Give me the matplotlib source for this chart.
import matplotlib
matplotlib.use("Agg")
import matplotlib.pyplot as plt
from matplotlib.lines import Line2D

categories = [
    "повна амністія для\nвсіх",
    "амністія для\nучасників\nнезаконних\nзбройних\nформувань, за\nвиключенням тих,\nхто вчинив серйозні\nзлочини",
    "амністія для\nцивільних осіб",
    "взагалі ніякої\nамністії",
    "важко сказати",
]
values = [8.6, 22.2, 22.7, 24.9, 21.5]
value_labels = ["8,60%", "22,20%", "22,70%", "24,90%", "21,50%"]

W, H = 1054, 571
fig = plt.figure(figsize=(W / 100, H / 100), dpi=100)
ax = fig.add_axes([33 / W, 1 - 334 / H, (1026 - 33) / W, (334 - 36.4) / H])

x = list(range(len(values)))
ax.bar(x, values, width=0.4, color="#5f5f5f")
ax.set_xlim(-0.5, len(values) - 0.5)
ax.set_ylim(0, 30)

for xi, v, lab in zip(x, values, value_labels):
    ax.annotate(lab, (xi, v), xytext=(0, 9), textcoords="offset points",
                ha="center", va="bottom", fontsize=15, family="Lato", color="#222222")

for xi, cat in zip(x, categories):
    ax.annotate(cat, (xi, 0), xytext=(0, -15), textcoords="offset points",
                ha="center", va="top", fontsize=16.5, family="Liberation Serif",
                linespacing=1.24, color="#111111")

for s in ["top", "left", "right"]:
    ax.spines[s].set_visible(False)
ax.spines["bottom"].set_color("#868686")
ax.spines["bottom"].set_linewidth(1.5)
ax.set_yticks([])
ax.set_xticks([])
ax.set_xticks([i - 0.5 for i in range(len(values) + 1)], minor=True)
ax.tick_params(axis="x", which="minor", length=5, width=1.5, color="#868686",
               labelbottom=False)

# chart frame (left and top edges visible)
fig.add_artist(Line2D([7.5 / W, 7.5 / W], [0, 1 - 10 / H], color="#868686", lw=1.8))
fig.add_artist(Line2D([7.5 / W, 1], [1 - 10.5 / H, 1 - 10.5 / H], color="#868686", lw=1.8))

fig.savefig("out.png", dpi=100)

◆ YOUR GOAL
Copy, please, exactly the lines that start at the first line of the data and end at the line containing "ax.set_ylim(0, 30)", both kept and no others.

◆ TASK ANSWER
Give me the matplotlib source for this chart.
import matplotlib
matplotlib.use("Agg")
import matplotlib.pyplot as plt
from matplotlib.lines import Line2D

categories = [
    "повна амністія для\nвсіх",
    "амністія для\nучасників\nнезаконних\nзбройних\nформувань, за\nвиключенням тих,\nхто вчинив серйозні\nзлочини",
    "амністія для\nцивільних осіб",
    "взагалі ніякої\nамністії",
    "важко сказати",
]
values = [8.6, 22.2, 22.7, 24.9, 21.5]
value_labels = ["8,60%", "22,20%", "22,70%", "24,90%", "21,50%"]

W, H = 1054, 571
fig = plt.figure(figsize=(W / 100, H / 100), dpi=100)
ax = fig.add_axes([33 / W, 1 - 334 / H, (1026 - 33) / W, (334 - 36.4) / H])

x = list(range(len(values)))
ax.bar(x, values, width=0.4, color="#5f5f5f")
ax.set_xlim(-0.5, len(values) - 0.5)
ax.set_ylim(0, 30)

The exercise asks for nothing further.